J’ai travaillé uniquement sur les textes médiévaux, mais il est vrai que cette conception, telle qu’elle est exposée notamment chez Ibn ‘Arabî (1165-1240) pose la question du néant humain, puisque l’homme n’est rien par lui-même ; ce qui fait la  noblesse de l’homme est juste le regard que Dieu daigne porter sur lui. Mais en même temps, l’homme est un microcosme, le condensé de toute la création et c’est en cela que se situe sa noblesse entre le tout et le néant, c’est ce qu’on peut nommer la « nature humaine »

Est-ce que les sourates du Coran, dont certaines portent les noms d’animaux, répondent clairement aux questions que vous vous posez ou est-ce qu’il faut les solliciter ?

Il faut les solliciter. Cela dit, à partir du moment où on considère que les animaux ont leur langage, l’homme n’est plus le seul être parlant et l’ange pas davantage. Ce qui définit l’homme par rapport aux animaux, c’est sa rationalité. Cette idée-là, il faut la tempérer quand on regarde les textes des commentateurs, ceux qu’Ibn ‘Arabî par exemple a consacrés à l’animal dans deux chapitres des al-Fûtûhât al-Makiyya (ndlr : « Les Illuminations mecquoises »). Les animaux ont une langue, une intelligence, mais eux ils sont en quelque sorte plus proches de Dieu, ils sont dans un état de perplexité continuelle et c’est ce qui fait qu’ils ne peuvent pas  progresser. Ils sont figés, éblouis dans la lumière de la présence divine, alors que l’homme lui peut évoluer grâce à sa capacité de transgression.

Vous consacrez un chapitre de votre livre aux animaux dans le soufisme. Comment le soufisme considère-t-il l’animal ?

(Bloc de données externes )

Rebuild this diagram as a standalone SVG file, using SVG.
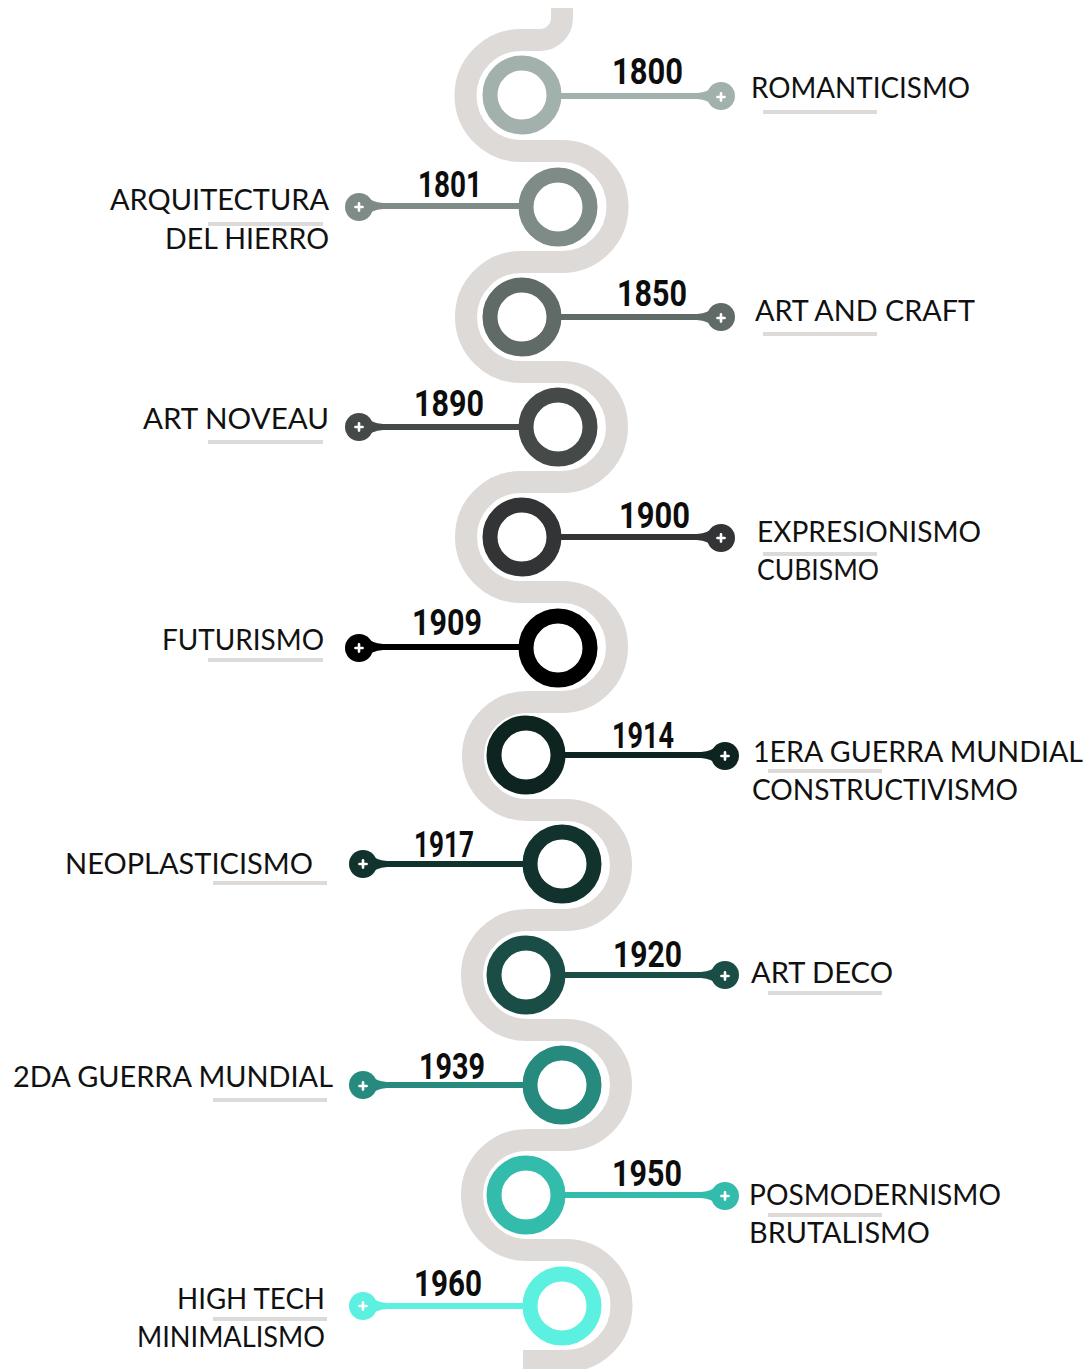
<svg xmlns="http://www.w3.org/2000/svg" width="1090" height="1369" viewBox="0 0 1090 1369">
<style>
.track{fill:none;stroke:#dedad8;stroke-width:22;stroke-linejoin:round}
.ring{fill:none;stroke-width:15}
.yr{font-family:Roboto,"Liberation Sans",sans-serif;font-weight:700;font-size:37px;fill:#0d0d0d}
.lb{font-family:Lato,"Noto Sans",sans-serif;font-size:28px;fill:#111}
.ul{fill:#dedad8}
.ln{stroke-width:6;fill:none}
.plus{stroke:#fff;stroke-width:2.6;stroke-linecap:round}
</style>
<defs>
<g id="pl"><line class="plus" x1="-3.6" y1="0" x2="3.6" y2="0"/><line class="plus" x1="0" y1="-3.6" x2="0" y2="3.6"/></g>
</defs>
<rect width="1090" height="1369" fill="#fff"/>
<g id="track">
<path class="track" d="M 562 8 L 562 18 A 22 22 0 0 1 540 40 L 521 40 A 55.5 55.5 0 0 0 521 151 L 562 151 A 55.5 55.5 0 0 1 562 262 L 521 262 A 55 55 0 0 0 521 372 L 562 372 A 55 55 0 0 1 562 482 L 521 482 A 55 55 0 0 0 521 592 L 562 592 A 55 55 0 0 1 562 702 L 527 702 A 54 54 0 0 0 527 810 L 566 810 A 55 55 0 0 1 566 920 L 527 920 A 55 55 0 0 0 527 1030 L 566 1030 A 55 55 0 0 1 566 1140 L 527 1140 A 55 55 0 0 0 527 1250 L 566 1250 A 55.5 55.5 0 0 1 566 1361 L 523 1361"/>
</g>
<g id="connectors">
<line class="ln" stroke="#a3b1ad" x1="550" y1="96" x2="710" y2="96"/>
<path fill="#a3b1ad" d="M 697 93 Q 709 92 713 86 L 713 106 Q 709 100 697 99 Z"/>
<line class="ln" stroke="#7e8b87" x1="370" y1="206" x2="530" y2="206"/>
<path fill="#7e8b87" d="M 383 203 Q 371 202 367 196 L 367 216 Q 371 210 383 209 Z"/>
<line class="ln" stroke="#606a67" x1="550" y1="317" x2="710" y2="317"/>
<path fill="#606a67" d="M 697 314 Q 709 313 713 307 L 713 327 Q 709 321 697 320 Z"/>
<line class="ln" stroke="#454a49" x1="370" y1="427" x2="530" y2="427"/>
<path fill="#454a49" d="M 383 424 Q 371 423 367 417 L 367 437 Q 371 431 383 430 Z"/>
<line class="ln" stroke="#323436" x1="550" y1="537" x2="710" y2="537"/>
<path fill="#323436" d="M 697 534 Q 709 533 713 527 L 713 547 Q 709 541 697 540 Z"/>
<line class="ln" stroke="#000" x1="370" y1="647" x2="530" y2="647"/>
<path fill="#000" d="M 383 644 Q 371 643 367 637 L 367 657 Q 371 651 383 650 Z"/>
<line class="ln" stroke="#0e2420" x1="554" y1="755" x2="714" y2="755"/>
<path fill="#0e2420" d="M 701 752 Q 713 751 717 745 L 717 765 Q 713 759 701 758 Z"/>
<line class="ln" stroke="#11322d" x1="374" y1="864" x2="534" y2="864"/>
<path fill="#11322d" d="M 387 861 Q 375 860 371 854 L 371 874 Q 375 868 387 867 Z"/>
<line class="ln" stroke="#1a4d46" x1="554" y1="975" x2="714" y2="975"/>
<path fill="#1a4d46" d="M 701 972 Q 713 971 717 965 L 717 985 Q 713 979 701 978 Z"/>
<line class="ln" stroke="#268b7e" x1="374" y1="1085" x2="534" y2="1085"/>
<path fill="#268b7e" d="M 387 1082 Q 375 1081 371 1075 L 371 1095 Q 375 1089 387 1088 Z"/>
<line class="ln" stroke="#33bcab" x1="554" y1="1195" x2="714" y2="1195"/>
<path fill="#33bcab" d="M 701 1192 Q 713 1191 717 1185 L 717 1205 Q 713 1199 701 1198 Z"/>
<line class="ln" stroke="#5cf0e1" x1="374" y1="1306" x2="534" y2="1306"/>
<path fill="#5cf0e1" d="M 387 1303 Q 375 1302 371 1296 L 371 1316 Q 375 1310 387 1309 Z"/>
</g>
<g id="n1800">
<circle class="ring" stroke="#a3b1ad" cx="522" cy="95" r="32"/>
<circle fill="#a3b1ad" cx="721" cy="96" r="14"/><use href="#pl" x="721" y="97"/>
<text class="yr" x="612" y="84" textLength="71" lengthAdjust="spacingAndGlyphs">1800</text>
<rect class="ul" x="763" y="110" width="114" height="4"/>
<text class="lb" x="751" y="98" textLength="219" lengthAdjust="spacingAndGlyphs">ROMANTICISMO</text>
</g>
<g id="n1801">
<circle class="ring" stroke="#7e8b87" cx="558" cy="207" r="32"/>
<circle fill="#7e8b87" cx="359" cy="207" r="14"/><use href="#pl" x="359" y="207"/>
<text class="yr" x="418" y="197" textLength="64" lengthAdjust="spacingAndGlyphs">1801</text>
<rect class="ul" x="208" y="222" width="115" height="4"/>
<text class="lb" x="110" y="210" textLength="219" lengthAdjust="spacingAndGlyphs">ARQUITECTURA</text>
<text class="lb" x="165" y="249" textLength="164" lengthAdjust="spacingAndGlyphs">DEL HIERRO</text>
</g>
<g id="n1850">
<circle class="ring" stroke="#606a67" cx="522" cy="317" r="32"/>
<circle fill="#606a67" cx="721" cy="317" r="14"/><use href="#pl" x="721" y="318"/>
<text class="yr" x="617" y="306" textLength="70" lengthAdjust="spacingAndGlyphs">1850</text>
<rect class="ul" x="763" y="332" width="114" height="4"/>
<text class="lb" x="755" y="321" textLength="220" lengthAdjust="spacingAndGlyphs">ART AND CRAFT</text>
</g>
<g id="n1890">
<circle class="ring" stroke="#454a49" cx="558" cy="427" r="32"/>
<circle fill="#454a49" cx="359" cy="427" r="14"/><use href="#pl" x="359" y="427"/>
<text class="yr" x="414" y="416" textLength="70" lengthAdjust="spacingAndGlyphs">1890</text>
<rect class="ul" x="208" y="440" width="115" height="4"/>
<text class="lb" x="143" y="429" textLength="186" lengthAdjust="spacingAndGlyphs">ART NOVEAU</text>
</g>
<g id="n1900">
<circle class="ring" stroke="#323436" cx="522" cy="537" r="32"/>
<circle fill="#323436" cx="721" cy="538" r="14"/><use href="#pl" x="721" y="538"/>
<text class="yr" x="619" y="528" textLength="71" lengthAdjust="spacingAndGlyphs">1900</text>
<rect class="ul" x="763" y="552" width="114" height="4"/>
<text class="lb" x="757" y="542" textLength="224" lengthAdjust="spacingAndGlyphs">EXPRESIONISMO</text>
<text class="lb" x="757" y="580" textLength="122" lengthAdjust="spacingAndGlyphs">CUBISMO</text>
</g>
<g id="n1909">
<circle class="ring" stroke="#000" cx="558" cy="648" r="32"/>
<circle fill="#000" cx="359" cy="648" r="14"/><use href="#pl" x="359" y="648"/>
<text class="yr" x="412" y="635" textLength="70" lengthAdjust="spacingAndGlyphs">1909</text>
<rect class="ul" x="208" y="658" width="115" height="4"/>
<text class="lb" x="162" y="650" textLength="162" lengthAdjust="spacingAndGlyphs">FUTURISMO</text>
</g>
<g id="n1914">
<circle class="ring" stroke="#0e2420" cx="526" cy="755" r="32"/>
<circle fill="#0e2420" cx="725" cy="756" r="14"/><use href="#pl" x="725" y="756"/>
<text class="yr" x="612" y="748" textLength="62" lengthAdjust="spacingAndGlyphs">1914</text>
<rect class="ul" x="768" y="769" width="114" height="4"/>
<text class="lb" x="753" y="762" textLength="330" lengthAdjust="spacingAndGlyphs">1ERA GUERRA MUNDIAL</text>
<text class="lb" x="752" y="800" textLength="266" lengthAdjust="spacingAndGlyphs">CONSTRUCTIVISMO</text>
</g>
<g id="n1917">
<circle class="ring" stroke="#11322d" cx="562" cy="864" r="32"/>
<circle fill="#11322d" cx="363" cy="864" r="14"/><use href="#pl" x="363" y="864"/>
<text class="yr" x="414" y="857" textLength="60" lengthAdjust="spacingAndGlyphs">1917</text>
<rect class="ul" x="213" y="881" width="114" height="4"/>
<text class="lb" x="65" y="874" textLength="248" lengthAdjust="spacingAndGlyphs">NEOPLASTICISMO</text>
</g>
<g id="n1920">
<circle class="ring" stroke="#1a4d46" cx="526" cy="975" r="32"/>
<circle fill="#1a4d46" cx="725" cy="975" r="14"/><use href="#pl" x="725" y="976"/>
<text class="yr" x="613" y="967" textLength="69" lengthAdjust="spacingAndGlyphs">1920</text>
<rect class="ul" x="768" y="991" width="114" height="4"/>
<text class="lb" x="751" y="983" textLength="142" lengthAdjust="spacingAndGlyphs">ART DECO</text>
</g>
<g id="n1939">
<circle class="ring" stroke="#268b7e" cx="562" cy="1085" r="32"/>
<circle fill="#268b7e" cx="363" cy="1085" r="14"/><use href="#pl" x="363" y="1086"/>
<text class="yr" x="419" y="1079" textLength="66" lengthAdjust="spacingAndGlyphs">1939</text>
<rect class="ul" x="213" y="1098" width="114" height="4"/>
<text class="lb" x="13" y="1087" textLength="320" lengthAdjust="spacingAndGlyphs">2DA GUERRA MUNDIAL</text>
</g>
<g id="n1950">
<circle class="ring" stroke="#33bcab" cx="526" cy="1195" r="32"/>
<circle fill="#33bcab" cx="725" cy="1196" r="14"/><use href="#pl" x="725" y="1196"/>
<text class="yr" x="612" y="1186" textLength="70" lengthAdjust="spacingAndGlyphs">1950</text>
<rect class="ul" x="768" y="1213" width="114" height="4"/>
<text class="lb" x="749" y="1205" textLength="252" lengthAdjust="spacingAndGlyphs">POSMODERNISMO</text>
<text class="lb" x="749" y="1243" textLength="181" lengthAdjust="spacingAndGlyphs">BRUTALISMO</text>
</g>
<g id="n1960">
<circle class="ring" stroke="#5cf0e1" cx="562" cy="1306" r="32"/>
<circle fill="#5cf0e1" cx="363" cy="1306" r="14"/><use href="#pl" x="363" y="1306"/>
<text class="yr" x="414" y="1296" textLength="68" lengthAdjust="spacingAndGlyphs">1960</text>
<rect class="ul" x="213" y="1317" width="114" height="4"/>
<text class="lb" x="177" y="1309" textLength="148" lengthAdjust="spacingAndGlyphs">HIGH TECH</text>
<text class="lb" x="137" y="1347" textLength="188" lengthAdjust="spacingAndGlyphs">MINIMALISMO</text>
</g>
</svg>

Ibn ‘Arabî donne en quelque sorte le cadre théorique dans lequel les animaux peuvent être compris. Dans l’hagiographie, les récits des saints expliquent comment ils étaient souvent entourés d’animaux et transmettaient leur sainteté aux animaux. On connaît les récits de lions domptés par des saints et même une histoire particulièrement touchante d’un chien qui, regardé par un saint devient saint lui aussi, et on voit les autres chiens venir prêter allégeance à ce chien sanctifié. Celui-ci a été considéré comme un maître, y compris par certains hommes calender qui le respectaient comme un guide. C’est intéressant parce que le chien est l’exemple même du fidèle obéissant, qui se soumet même quand on lui fait du mal. Après tout, on peut dire que les arrêts de Dieu sont fort rigoureux, Il destine les hommes à une condition qui est parfois très douloureuse. Le croyant doit supporter, affronter avec patience l’adversité, et le chien peut être à cet égard un modèle à suivre.

On est loin de la conception des « animaux-machines » de Descartes…

Oui, très loin. L’animal n’est pas une mécanique. C’est un adorateur, il a une dignité, une sacralité qui fait que toute la pensée islamique, y compris le droit musulman, insiste beaucoup sur le fait qu’il est nécessaire de bien traiter les animaux. Quand on doit les abattre pour des nécessités vitales, il faut le faire avec respect et éviter de les faire souffrir. Il y a là une dimension écologique qui est très moderne. A partir du moment où on considère avec les soufis, mais avec les autres musulmans tout aussi bien, que toute la création manifeste la beauté et la présence divine, ce sont tous les êtres créés qui doivent être respectés, avec une infinie dévotion.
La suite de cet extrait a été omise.